Moreover, even if Carver had preserved this issue for review, he does not state a valid Eighth Amendment claim. He contends that the disparity between the violation of his supervised-release terms, which he characterizes as "minor substance abuse," and his punishment of 20 years' incarceration is so severe that it is cruel and unusual. But an Eighth Amendment proportionality analysis focuses on whether a punishment is excessive in relation to the crime for which the defendant was convicted. See Krumboltz v. State, 945 S.W.2d 176, 177 (Tex. App.—San Antonio 1997, no pet.). We would not consider the grounds supporting the trial court's revocation of Carver's deferred adjudication community supervision in deciding whether his punishment was unconstitutionally excessive. Lawrence v. State, 420 S.W.3d 329, 333 (Tex. App.—Fort Worth 2014, pet. ref'd); Atchison v. State, 124 S.W.3d 755, 760 (Tex. App.—Austin 2003, pet. ref'd); Nunez v. State, 110 S.W.3d 681, 682 (Tex. App.—Corpus Christi 2003, no pet.); Sullivan v. State, 975 S.W.2d 755, 756 (Tex. App.—Corpus Christi 1998, no pet.). Carver therefore has not stated a cognizable Eighth Amendment claim.
Finally, Carver also argues that the trial court's "revocation based solely on technical violations of his probation is grossly out of proportion to the severity of the crime." We reject the notion that Carver's failure to abide by the terms of his supervision relating to illegal drug use is a technicality.

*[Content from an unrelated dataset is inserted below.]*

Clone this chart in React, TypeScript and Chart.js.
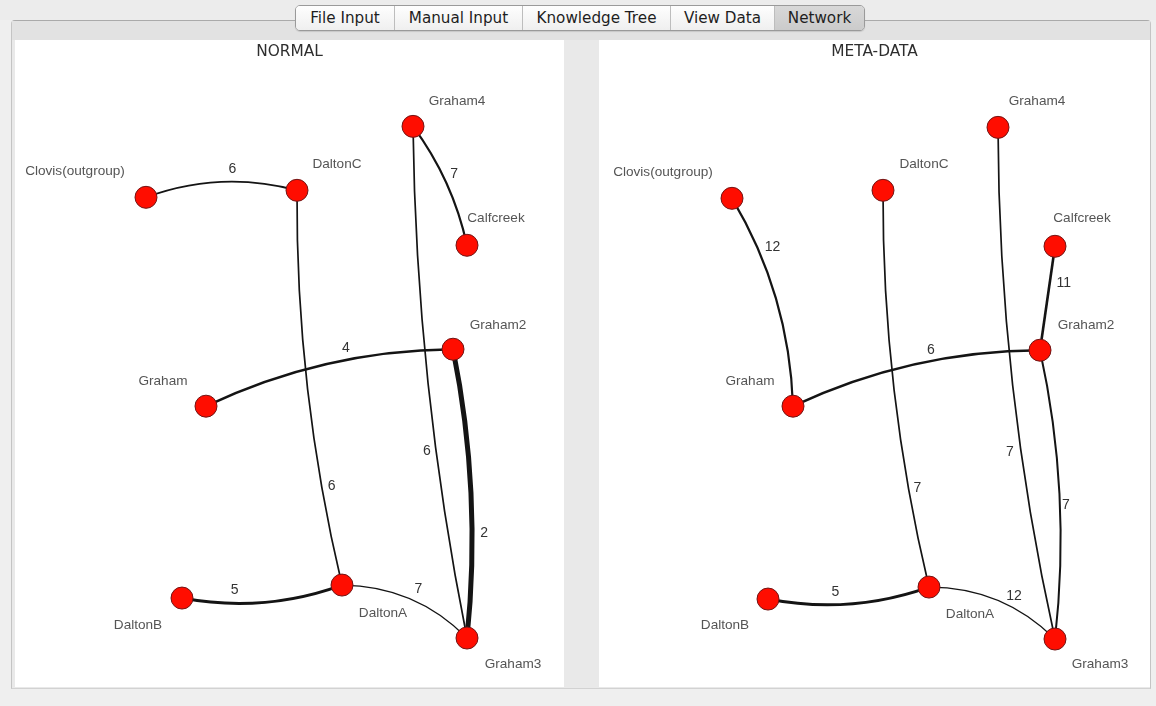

More significantly, however, "a defendant on deferred adjudication community supervision may not appeal from the trial court's determination to proceed with an adjudication of guilt on the original charge." Hargesheimer v. State, 182 S.W.3d 906, 909 (Tex. Crim. App. 2006). We therefore cannot address Carver's complaint as to the trial court's revocation decision.
CONCLUSION
We affirm the judgment of the trial court.
Gordon Goodman
Justice Panel consists of Chief Justice Radack and Justices Goodman and Countiss. Do not publish. TEX. R. APP. P. 47.2(b).